The ideal moisture conditions for brilliant fall foliage will include ample rain fall with adequate and average dry periods between the rainfall. Depending upon your location, moisture can vary from year to year, and extreme weather patterns can expedite or prolong leaf color changes.
One factor that is fairly consistent from year to year are the hours when the sun rises, and when the sun sets. Each year we spring forward and fall back changing our clocks accordingly ever since Benjamin Franklin suggested daylight savings time.
The change of the lighting schedule triggers the trees and leaves to prepare for winter by not producing a chemical that produces the green leaf color. The absence of this chemical (which typically makes leaves green) is why the leaves change to their fall colors. The earlier in the season when the days begin to get shorter, and the nights begin to be longer, you will see the leaves change earlier.
The absence of bright warm sunlight on fall days can make the leaves change earlier, but they will also not display as vibrant colors. Sunlight plays an important factor in the brilliance of the fall leaf color, so it is vital for the sun to shine nice and bright in between average rain falls, in order to display vibrant fall foliage.
Cool crisp nights without frost and freezing will help the leaves to show their best colors. However, if the temperature is too cold (freezing or below) throughout the weeks of early fall the leaves may change earlier, and will also fall from the trees earlier.

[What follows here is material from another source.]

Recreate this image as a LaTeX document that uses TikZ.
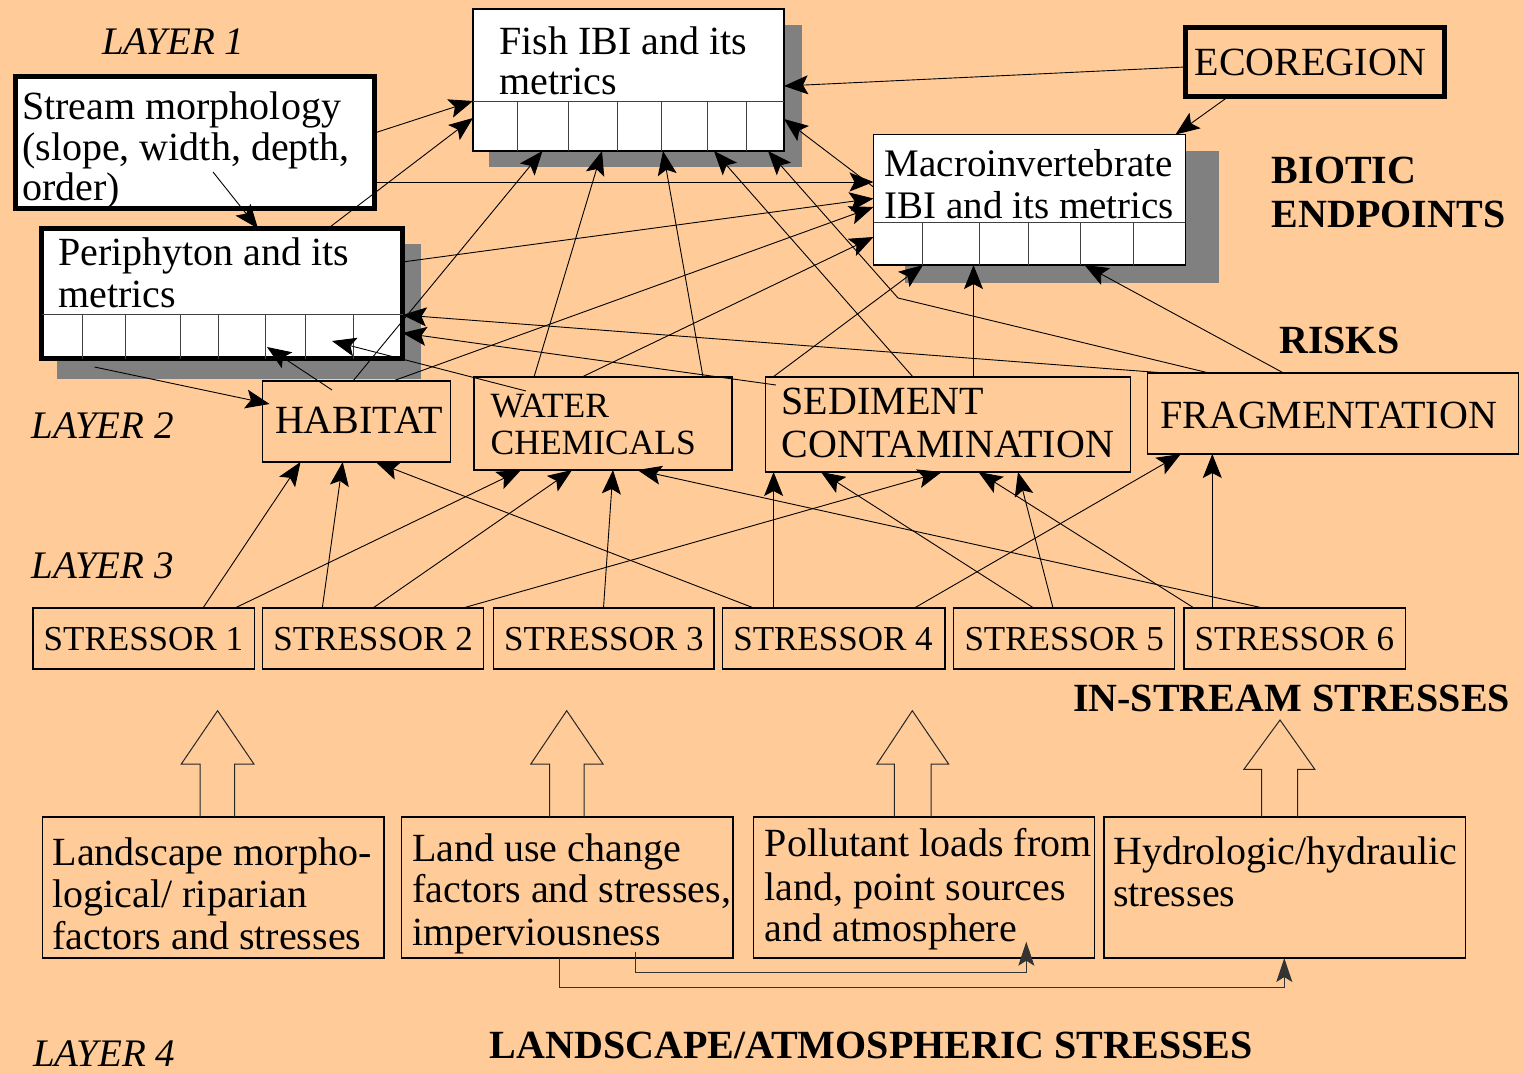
\documentclass[tikz,border=0pt]{standalone}
\usepackage{fontspec}
\setmainfont{Liberation Serif}
\usetikzlibrary{arrows.meta,calc}
\definecolor{bg}{HTML}{FFCC99}
\definecolor{shad}{HTML}{808080}
\begin{document}
\begin{tikzpicture}[x=1pt,y=-1pt,
  box/.style={draw, line width=1.2pt, inner sep=0pt, outer sep=0pt},
  heavybox/.style={draw, line width=5pt, inner sep=0pt, outer sep=0pt},
  cell/.style={draw=black!75, line width=1pt},
  arr/.style={line width=0.9pt, -{Stealth[length=24pt,width=19pt,inset=5pt]}},
  elbow/.style={draw=black!80, line width=1pt, -{Stealth[length=24pt,width=16pt,inset=5pt]}},
  blockarr/.style={draw=black!85, line width=1pt, line join=miter},
  txt/.style={anchor=base west, inner sep=0pt, font=\fontsize{40}{42}\selectfont},
  txtsm/.style={anchor=base west, inner sep=0pt, font=\fontsize{35.5}{38}\selectfont},
  layer/.style={anchor=base west, inner sep=0pt, font=\fontsize{39}{42}\selectfont\itshape},
  head/.style={anchor=base west, inner sep=0pt, font=\fontsize{40}{42}\selectfont\bfseries}]

\useasboundingbox (0,0) rectangle (1524,1073);
\fill[bg] (0,0) rectangle (1524,1073);

% ---------- shadows ----------
\fill[shad] (489,25) rectangle (802,167);
\fill[shad] (905,151) rectangle (1219,283);
\fill[shad] (57,244) rectangle (421,379);

% ---------- layer 1 boxes ----------
\node[box, fill=white, minimum width=311pt, minimum height=142pt] (fish) at (628.5,80) {};
\draw[cell] (fish.west |- 0,101) -- (fish.east |- 0,101);
\foreach \x in {517.5,568.5,617.4,661.4,707.9,746.5}
  \draw[cell] (\x,101) -- (\x,0 |- fish.south);
\node[txt] (fisht1) at (499,55) {Fish IBI and its};
\node[txt] (fisht2) at (499,95) {metrics};

\node[box, fill=white, minimum width=311.8pt, minimum height=130.5pt] (macro) at (1029.4,199.8) {};
\draw[cell] (macro.west |- 0,222.5) -- (macro.east |- 0,222.5);
\foreach \x in {922.7,979,1028,1080,1133.6}
  \draw[cell] (\x,222.5) -- (\x,0 |- macro.south);
\node[txt, font=\fontsize{39}{42}\selectfont] (macrot1) at (884.6,176) {Macroinvertebrate};
\node[txt, font=\fontsize{39}{42}\selectfont] (macrot2) at (884.6,218) {IBI and its metrics};

\node[heavybox, fill=bg, minimum width=259pt, minimum height=69pt] (eco) at (1314.7,62) {};
\node[txt] (ecot) at (1194.6,76) {ECOREGION};

\node[heavybox, fill=white, minimum width=359pt, minimum height=132pt] (stream) at (195,142.5) {};
\node[txt] (streamt1) at (22,119) {Stream morphology};
\node[txt] (streamt2) at (22,160) {(slope, width, depth,};
\node[txt] (streamt3) at (22,200) {order)};

\node[heavybox, fill=white, minimum width=361pt, minimum height=130pt] (peri) at (222,293.5) {};
\draw[cell] (peri.west |- 0,314) -- (peri.east |- 0,314);
\foreach \x in {82.3,125.3,180,218.7,265.7,305.3,353.3}
  \draw[cell] (\x,314) -- (\x,0 |- peri.south);
\node[txt] (perit1) at (58,265) {Periphyton and its};
\node[txt] (perit2) at (58,307) {metrics};

% ---------- layer 2 boxes ----------
\node[box, minimum width=187.7pt, minimum height=81pt] (habitat) at (356.4,421.5) {};
\node[txt] (habitatt) at (274.8,433) {HABITAT};
\node[box, minimum width=258pt, minimum height=93pt] (water) at (603,423.5) {};
\node[txtsm] (watert1) at (490.5,417) {WATER};
\node[txtsm] (watert2) at (490.5,454) {CHEMICALS};
\node[box, minimum width=364.7pt, minimum height=95pt] (sediment) at (948,424.5) {};
\node[txt] (sedt1) at (781.5,414) {SEDIMENT};
\node[txt] (sedt2) at (781.5,457) {CONTAMINATION};
\node[box, minimum width=370.8pt, minimum height=81pt] (frag) at (1333.1,413.5) {};
\node[txt] (fragt) at (1160,428) {FRAGMENTATION};

% ---------- layer 3 boxes ----------
\foreach \n/\c/\w/\lx in {1/143.75/221.5/43.5, 2/373.25/221.1/273.2, 3/603.75/220.5/504, 4/833.75/222.3/733.1, 5/1064.15/220.7/964.3, 6/1294.6/221.2/1194.5}{
  \node[box, minimum width=\w pt, minimum height=61pt] (s\n) at (\c,638.5) {};
  \node[txtsm, font=\fontsize{35}{38}\selectfont] (s\n t) at (\lx,650.7) {STRESSOR \n};
}

% ---------- layer 4 boxes ----------
\node[box, minimum width=341.3pt, minimum height=141pt] (landscape) at (213.35,887.5) {};
\node[txt] (lst1) at (52.4,865) {Landscape morpho-};
\node[txt] (lst2) at (52.4,907.7) {logical/ riparian};
\node[txt] (lst3) at (52.4,949.3) {factors and stresses};
\node[box, minimum width=331.6pt, minimum height=141pt] (landuse) at (567.2,887.5) {};
\node[txt] (lut1) at (412,861.7) {Land use change};
\node[txt] (lut2) at (412,902.7) {factors and stresses,};
\node[txt] (lut3) at (412,945) {imperviousness};
\node[box, minimum width=341pt, minimum height=141pt] (pollutant) at (924.1,887.5) {};
\node[txt] (plt1) at (764.6,856.7) {Pollutant loads from};
\node[txt] (plt2) at (764.6,900) {land, point sources};
\node[txt] (plt3) at (764.6,941.7) {and atmosphere};
\node[box, minimum width=361.6pt, minimum height=141pt] (hydro) at (1284.8,887.5) {};
\node[txt] (hyt1) at (1113,864) {Hydrologic/hydraulic};
\node[txt] (hyt2) at (1113,906.7) {stresses};

% ---------- block arrows ----------
\draw[blockarr] (200.2,817) -- (200.2,764) -- (181.3,764) -- (217.6,710.7) -- (253.9,764) -- (234.6,764) -- (234.6,817);
\draw[blockarr] (549.7,817) -- (549.7,764) -- (530.8,764) -- (566.7,710.7) -- (603,764) -- (584,764) -- (584,817);
\draw[blockarr] (894.4,817) -- (894.4,764) -- (877,764) -- (912.3,710.7) -- (948.6,764) -- (931.2,764) -- (931.2,817);
\draw[blockarr] (1261.7,817) -- (1261.7,769.3) -- (1243.9,769.3) -- (1280,720) -- (1314.8,769.3) -- (1297.5,769.3) -- (1297.5,817);

% ---------- labels ----------
\node[layer] (lay1) at (102,55) {LAYER 1};
\node[layer] (lay2) at (31.5,438) {LAYER 2};
\node[layer] (lay3) at (31.5,578) {LAYER 3};
\node[layer] (lay4) at (33,1066) {LAYER 4};
\node[head] (biotic1) at (1271.7,183) {BIOTIC};
\node[head] (biotic2) at (1271.7,227) {ENDPOINTS};
\node[head] (risks) at (1279,353) {RISKS};
\node[head] (instream) at (1073,711.7) {IN-STREAM STRESSES};
\node[head] (landatm) at (489.6,1058) {LANDSCAPE/ATMOSPHERIC STRESSES};

% ---------- connectors among layer 1 ----------
\draw[arr] (stream.east |- 0,133) -- (fish.west |- 0,101);
\draw[arr] (328,0 |- peri.north) -- (fish.west |- 0,118);
\draw[arr] (stream.east |- 0,182) -- (macro.west |- 0,182);
\draw[arr] (peri.east |- 0,262) -- (macro.west |- 0,198.5);
\draw[arr] (macro.west |- 0,187) -- (fish.east |- 0,119);
\draw[arr] (eco.west |- 0,67) -- (fish.east |- 0,86);
\draw[arr] (1228.5,0 |- eco.south) -- (1175.5,0 |- macro.north);
\draw[arr] ($(stream.center)+(18,29.5)$) -- (258,0 |- peri.north);

% ---------- layer 2 to layer 1 ----------
\draw[arr] (393,0 |- habitat.north) -- (macro.west |- 0,207);
\draw[arr] (582,0 |- water.north) -- (macro.west |- 0,237);
\draw[arr] (353,0 |- habitat.north) -- (542.5,0 |- fish.south);
\draw[arr] (534,0 |- water.north) -- (602,0 |- fish.south);
\draw[arr] (703,0 |- water.north) -- (663,0 |- fish.south);
\draw[arr] (913,0 |- sediment.north) -- (714,0 |- fish.south);
\coordinate (kink) at (898,298);
\draw[arr] (1209,0 |- frag.north) -- (kink) -- (768,0 |- fish.south);
\draw[arr] (1165,0 |- frag.north) -- (peri.east |- 0,315);
\draw[arr] ($(sediment.north west)+(10.3,8)$) -- (peri.east |- 0,333);
\draw[arr] ($(water.north west)+(52,14)$) -- ($(peri.south west)+(290.5,-17.5)$);
\draw[arr] ($(habitat.north west)+(69.5,9)$) -- ($(peri.south west)+(225.5,-11.5)$);
\draw[arr] ($(peri.south west)+(53,8.5)$) -- ($(habitat.west |- 0,404)+(7,0)$);
\draw[arr] (773,0 |- sediment.north) -- (923,0 |- macro.south);
\draw[arr] (973.5,0 |- sediment.north) -- (973.5,0 |- macro.south);
\draw[arr] (1283.5,0 |- frag.north) -- (1084.5,0 |- macro.south);

% ---------- layer 3 to layer 2 ----------
\draw[arr] (203,0 |- s1.north) -- (300.5,0 |- habitat.south);
\draw[arr] (322.3,0 |- s2.north) -- (342.7,0 |- habitat.south);
\draw[arr] (753.8,0 |- s4.north) -- (375.7,0 |- habitat.south);
\draw[arr] (235,0 |- s1.north) -- (521,0 |- water.south);
\draw[arr] (373,0 |- s2.north) -- (572,0 |- water.south);
\draw[arr] (603.5,0 |- s3.north) -- (613,0 |- water.south);
\draw[arr] (1263,0 |- s6.north) -- (637.5,0 |- water.south);
\draw[arr] (463,0 |- s2.north) -- (941.7,0 |- sediment.south);
\draw[arr] (773.6,0 |- s4.north) -- (773.6,0 |- sediment.south);
\draw[arr] (1033.7,0 |- s5.north) -- (821,0 |- sediment.south);
\draw[arr] (1194,0 |- s6.north) -- (978.5,0 |- sediment.south);
\draw[arr] (1053,0 |- s5.north) -- (1018,0 |- sediment.south);
\draw[arr] (914.4,0 |- s4.north) -- (1180.8,0 |- frag.south);
\draw[arr] (1212.3,0 |- s6.north) -- (1212.3,0 |- frag.south);

% ---------- layer 4 elbows ----------
\draw[elbow] (559,0 |- landuse.south) -- ++(0,29) -| (1284.3,0 |- hydro.south);
\draw[elbow] ($(landuse.south west)+(233.6,-6)$) -- ++(0,20.5) -| ($(pollutant.south west)+(272.7,-16.3)$);

\end{tikzpicture}
\end{document}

The further north in latitude such as the northern States and Canada; the cooler the nights will be, the earlier the days will end and typically the more rainfall will come. As you well know from reading the other sections, this will produce fall colors earlier in the season.
Fall Foliage maps will usually indicate a range of the fall leaf change from September to November, from the northern states to the southern states.
In conclusion there are many factors that affect the color brilliance of the fall leaf foliage and when the leaves change. With a watchful eye and diligent planning utilizing fall foliage maps and weather pattern tracking one can ideally predict when and where the most ideal fall foliage locations will be each year.
No two autumn seasons are alike and it is unlikely that you will always get it right. However, it is possible to learn from experience, and if you love the fall foliage colors it is well worth the effort to know the factors which influence when the leaves change color.